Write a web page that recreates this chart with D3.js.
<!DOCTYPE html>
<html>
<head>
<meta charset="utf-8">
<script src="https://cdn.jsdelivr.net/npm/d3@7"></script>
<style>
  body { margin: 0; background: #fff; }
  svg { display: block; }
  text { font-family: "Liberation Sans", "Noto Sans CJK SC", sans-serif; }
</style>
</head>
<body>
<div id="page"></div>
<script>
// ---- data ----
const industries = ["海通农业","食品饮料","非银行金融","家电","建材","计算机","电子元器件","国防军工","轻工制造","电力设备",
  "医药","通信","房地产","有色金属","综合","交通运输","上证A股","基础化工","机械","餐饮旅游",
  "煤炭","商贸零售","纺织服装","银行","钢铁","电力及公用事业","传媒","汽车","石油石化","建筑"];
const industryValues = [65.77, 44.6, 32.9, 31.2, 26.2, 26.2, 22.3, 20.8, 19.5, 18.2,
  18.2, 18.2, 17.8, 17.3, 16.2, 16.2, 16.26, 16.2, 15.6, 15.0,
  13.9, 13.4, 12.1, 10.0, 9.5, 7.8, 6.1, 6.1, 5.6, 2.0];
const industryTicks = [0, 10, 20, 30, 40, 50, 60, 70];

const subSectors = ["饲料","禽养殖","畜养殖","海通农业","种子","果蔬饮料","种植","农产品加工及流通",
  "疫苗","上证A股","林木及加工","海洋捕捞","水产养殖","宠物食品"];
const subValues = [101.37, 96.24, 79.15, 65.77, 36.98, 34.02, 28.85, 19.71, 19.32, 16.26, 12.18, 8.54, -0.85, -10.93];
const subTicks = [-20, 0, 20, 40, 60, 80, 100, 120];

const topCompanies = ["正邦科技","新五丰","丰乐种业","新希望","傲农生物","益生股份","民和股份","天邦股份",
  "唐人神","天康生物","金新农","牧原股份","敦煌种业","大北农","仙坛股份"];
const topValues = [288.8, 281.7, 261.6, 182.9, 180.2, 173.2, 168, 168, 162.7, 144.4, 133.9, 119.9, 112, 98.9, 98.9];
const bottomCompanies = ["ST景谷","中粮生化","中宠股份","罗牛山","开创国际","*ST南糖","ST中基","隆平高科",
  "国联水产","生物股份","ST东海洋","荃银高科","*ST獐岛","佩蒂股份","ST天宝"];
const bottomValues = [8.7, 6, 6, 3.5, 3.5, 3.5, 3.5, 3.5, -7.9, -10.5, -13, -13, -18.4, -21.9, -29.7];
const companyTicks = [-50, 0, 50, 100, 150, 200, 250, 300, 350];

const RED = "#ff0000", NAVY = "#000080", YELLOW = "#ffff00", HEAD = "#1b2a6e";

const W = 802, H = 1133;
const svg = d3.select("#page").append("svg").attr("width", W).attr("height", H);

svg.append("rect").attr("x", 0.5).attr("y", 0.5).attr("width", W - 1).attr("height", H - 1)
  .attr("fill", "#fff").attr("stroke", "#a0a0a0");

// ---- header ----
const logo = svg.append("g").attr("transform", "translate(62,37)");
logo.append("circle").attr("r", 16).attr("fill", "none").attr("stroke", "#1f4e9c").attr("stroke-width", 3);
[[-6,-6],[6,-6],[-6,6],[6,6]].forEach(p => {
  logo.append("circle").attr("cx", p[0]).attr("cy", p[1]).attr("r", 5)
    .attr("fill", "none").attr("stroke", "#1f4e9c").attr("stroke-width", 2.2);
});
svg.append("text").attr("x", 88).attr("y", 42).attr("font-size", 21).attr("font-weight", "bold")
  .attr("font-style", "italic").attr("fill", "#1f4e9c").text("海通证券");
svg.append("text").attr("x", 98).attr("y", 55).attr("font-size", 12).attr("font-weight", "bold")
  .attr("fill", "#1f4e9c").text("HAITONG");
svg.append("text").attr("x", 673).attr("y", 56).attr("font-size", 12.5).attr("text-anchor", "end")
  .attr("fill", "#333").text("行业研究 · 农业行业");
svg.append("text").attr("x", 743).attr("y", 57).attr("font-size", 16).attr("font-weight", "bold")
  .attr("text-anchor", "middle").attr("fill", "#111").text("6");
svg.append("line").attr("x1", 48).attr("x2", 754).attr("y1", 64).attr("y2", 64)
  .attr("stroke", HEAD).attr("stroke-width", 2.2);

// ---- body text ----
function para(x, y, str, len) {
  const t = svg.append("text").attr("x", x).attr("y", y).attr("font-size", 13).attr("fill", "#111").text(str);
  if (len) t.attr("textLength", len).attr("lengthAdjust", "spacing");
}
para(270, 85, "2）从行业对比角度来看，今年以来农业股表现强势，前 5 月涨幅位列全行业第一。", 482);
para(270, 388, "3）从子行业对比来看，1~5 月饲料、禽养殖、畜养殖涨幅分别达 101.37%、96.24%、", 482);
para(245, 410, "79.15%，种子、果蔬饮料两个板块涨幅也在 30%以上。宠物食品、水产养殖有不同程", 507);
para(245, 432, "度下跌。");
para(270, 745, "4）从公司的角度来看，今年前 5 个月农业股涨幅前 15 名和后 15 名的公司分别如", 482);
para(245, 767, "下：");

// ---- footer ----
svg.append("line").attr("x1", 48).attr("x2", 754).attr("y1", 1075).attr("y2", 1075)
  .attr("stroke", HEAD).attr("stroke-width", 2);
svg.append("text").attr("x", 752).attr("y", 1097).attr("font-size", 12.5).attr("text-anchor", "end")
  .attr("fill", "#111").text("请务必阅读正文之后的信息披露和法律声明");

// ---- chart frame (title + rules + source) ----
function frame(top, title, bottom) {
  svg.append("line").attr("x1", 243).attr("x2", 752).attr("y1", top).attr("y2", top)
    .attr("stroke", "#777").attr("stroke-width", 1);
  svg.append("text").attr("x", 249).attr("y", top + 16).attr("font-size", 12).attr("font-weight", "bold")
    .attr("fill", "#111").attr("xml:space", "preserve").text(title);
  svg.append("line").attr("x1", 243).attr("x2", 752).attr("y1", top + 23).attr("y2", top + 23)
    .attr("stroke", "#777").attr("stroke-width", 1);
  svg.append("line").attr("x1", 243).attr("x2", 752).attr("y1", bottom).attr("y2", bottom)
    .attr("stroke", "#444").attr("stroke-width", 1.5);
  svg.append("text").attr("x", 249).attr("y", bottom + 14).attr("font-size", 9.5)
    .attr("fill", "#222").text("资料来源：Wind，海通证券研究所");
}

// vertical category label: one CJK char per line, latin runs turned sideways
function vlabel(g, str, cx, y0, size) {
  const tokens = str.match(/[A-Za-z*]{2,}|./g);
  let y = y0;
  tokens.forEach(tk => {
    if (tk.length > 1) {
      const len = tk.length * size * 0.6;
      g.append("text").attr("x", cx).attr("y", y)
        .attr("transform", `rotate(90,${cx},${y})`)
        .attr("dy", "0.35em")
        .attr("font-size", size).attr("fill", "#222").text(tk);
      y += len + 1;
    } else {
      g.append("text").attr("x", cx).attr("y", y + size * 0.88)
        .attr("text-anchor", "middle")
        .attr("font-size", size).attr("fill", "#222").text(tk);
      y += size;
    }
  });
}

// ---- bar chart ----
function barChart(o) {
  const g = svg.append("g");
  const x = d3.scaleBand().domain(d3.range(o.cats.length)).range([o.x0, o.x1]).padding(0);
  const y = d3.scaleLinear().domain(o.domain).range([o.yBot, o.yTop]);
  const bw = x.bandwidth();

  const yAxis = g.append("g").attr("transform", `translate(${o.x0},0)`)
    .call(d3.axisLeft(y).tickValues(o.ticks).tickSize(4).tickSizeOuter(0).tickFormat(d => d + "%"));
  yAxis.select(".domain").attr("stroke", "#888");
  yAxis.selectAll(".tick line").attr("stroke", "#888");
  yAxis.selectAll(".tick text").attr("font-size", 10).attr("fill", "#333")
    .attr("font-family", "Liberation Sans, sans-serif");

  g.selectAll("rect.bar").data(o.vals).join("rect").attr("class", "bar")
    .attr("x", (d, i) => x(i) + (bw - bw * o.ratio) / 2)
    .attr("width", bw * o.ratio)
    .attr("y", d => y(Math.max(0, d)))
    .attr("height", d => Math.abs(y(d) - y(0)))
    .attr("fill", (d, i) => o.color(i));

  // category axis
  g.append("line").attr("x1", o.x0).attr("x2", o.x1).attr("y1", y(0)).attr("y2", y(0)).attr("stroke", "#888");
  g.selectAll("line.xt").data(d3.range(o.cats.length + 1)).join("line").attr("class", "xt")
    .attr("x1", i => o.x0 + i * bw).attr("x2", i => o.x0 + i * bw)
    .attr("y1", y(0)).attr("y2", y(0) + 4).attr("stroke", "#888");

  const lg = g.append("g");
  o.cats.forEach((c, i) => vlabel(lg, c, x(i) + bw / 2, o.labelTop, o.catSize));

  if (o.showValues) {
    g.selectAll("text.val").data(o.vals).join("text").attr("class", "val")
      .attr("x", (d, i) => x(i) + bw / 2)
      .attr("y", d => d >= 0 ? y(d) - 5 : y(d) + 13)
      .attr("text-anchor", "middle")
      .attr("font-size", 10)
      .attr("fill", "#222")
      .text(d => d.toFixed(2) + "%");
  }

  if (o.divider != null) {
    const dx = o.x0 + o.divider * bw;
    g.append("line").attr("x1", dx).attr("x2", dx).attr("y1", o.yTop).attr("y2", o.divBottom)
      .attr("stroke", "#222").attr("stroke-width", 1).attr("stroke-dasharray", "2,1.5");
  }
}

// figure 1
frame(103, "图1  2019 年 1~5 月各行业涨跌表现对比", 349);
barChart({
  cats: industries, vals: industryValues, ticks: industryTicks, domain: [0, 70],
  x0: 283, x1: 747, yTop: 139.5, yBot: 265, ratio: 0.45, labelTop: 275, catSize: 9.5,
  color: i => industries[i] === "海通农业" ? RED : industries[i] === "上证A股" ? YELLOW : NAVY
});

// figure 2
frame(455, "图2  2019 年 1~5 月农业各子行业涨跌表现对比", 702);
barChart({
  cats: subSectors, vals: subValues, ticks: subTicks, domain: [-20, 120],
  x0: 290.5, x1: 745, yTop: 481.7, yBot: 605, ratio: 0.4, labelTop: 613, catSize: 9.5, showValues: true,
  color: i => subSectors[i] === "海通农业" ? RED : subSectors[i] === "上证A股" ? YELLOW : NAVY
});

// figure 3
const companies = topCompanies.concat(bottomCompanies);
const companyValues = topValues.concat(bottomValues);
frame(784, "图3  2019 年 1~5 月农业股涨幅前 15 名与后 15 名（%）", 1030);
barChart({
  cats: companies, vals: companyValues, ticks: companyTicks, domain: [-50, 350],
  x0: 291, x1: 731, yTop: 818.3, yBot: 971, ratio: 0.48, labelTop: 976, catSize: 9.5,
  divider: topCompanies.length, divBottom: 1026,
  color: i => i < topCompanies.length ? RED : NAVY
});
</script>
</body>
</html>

* * *

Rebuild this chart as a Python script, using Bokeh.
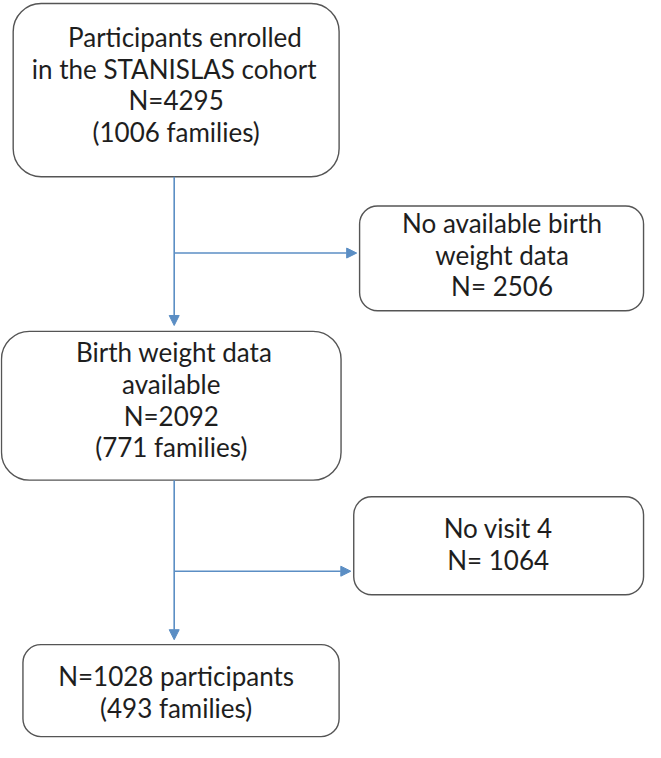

- TO BE DONE -
From the records above, give again exactly the lines running from the line with "Write a web" to the line with "const subTicks = [-20, 0, 20, 40, 60, 80, 100, 120];", inclusive.

- EXPECTED OUTPUT -
Write a web page that recreates this chart with D3.js.
<!DOCTYPE html>
<html>
<head>
<meta charset="utf-8">
<script src="https://cdn.jsdelivr.net/npm/d3@7"></script>
<style>
  body { margin: 0; background: #fff; }
  svg { display: block; }
  text { font-family: "Liberation Sans", "Noto Sans CJK SC", sans-serif; }
</style>
</head>
<body>
<div id="page"></div>
<script>
// ---- data ----
const industries = ["海通农业","食品饮料","非银行金融","家电","建材","计算机","电子元器件","国防军工","轻工制造","电力设备",
  "医药","通信","房地产","有色金属","综合","交通运输","上证A股","基础化工","机械","餐饮旅游",
  "煤炭","商贸零售","纺织服装","银行","钢铁","电力及公用事业","传媒","汽车","石油石化","建筑"];
const industryValues = [65.77, 44.6, 32.9, 31.2, 26.2, 26.2, 22.3, 20.8, 19.5, 18.2,
  18.2, 18.2, 17.8, 17.3, 16.2, 16.2, 16.26, 16.2, 15.6, 15.0,
  13.9, 13.4, 12.1, 10.0, 9.5, 7.8, 6.1, 6.1, 5.6, 2.0];
const industryTicks = [0, 10, 20, 30, 40, 50, 60, 70];

const subSectors = ["饲料","禽养殖","畜养殖","海通农业","种子","果蔬饮料","种植","农产品加工及流通",
  "疫苗","上证A股","林木及加工","海洋捕捞","水产养殖","宠物食品"];
const subValues = [101.37, 96.24, 79.15, 65.77, 36.98, 34.02, 28.85, 19.71, 19.32, 16.26, 12.18, 8.54, -0.85, -10.93];
const subTicks = [-20, 0, 20, 40, 60, 80, 100, 120];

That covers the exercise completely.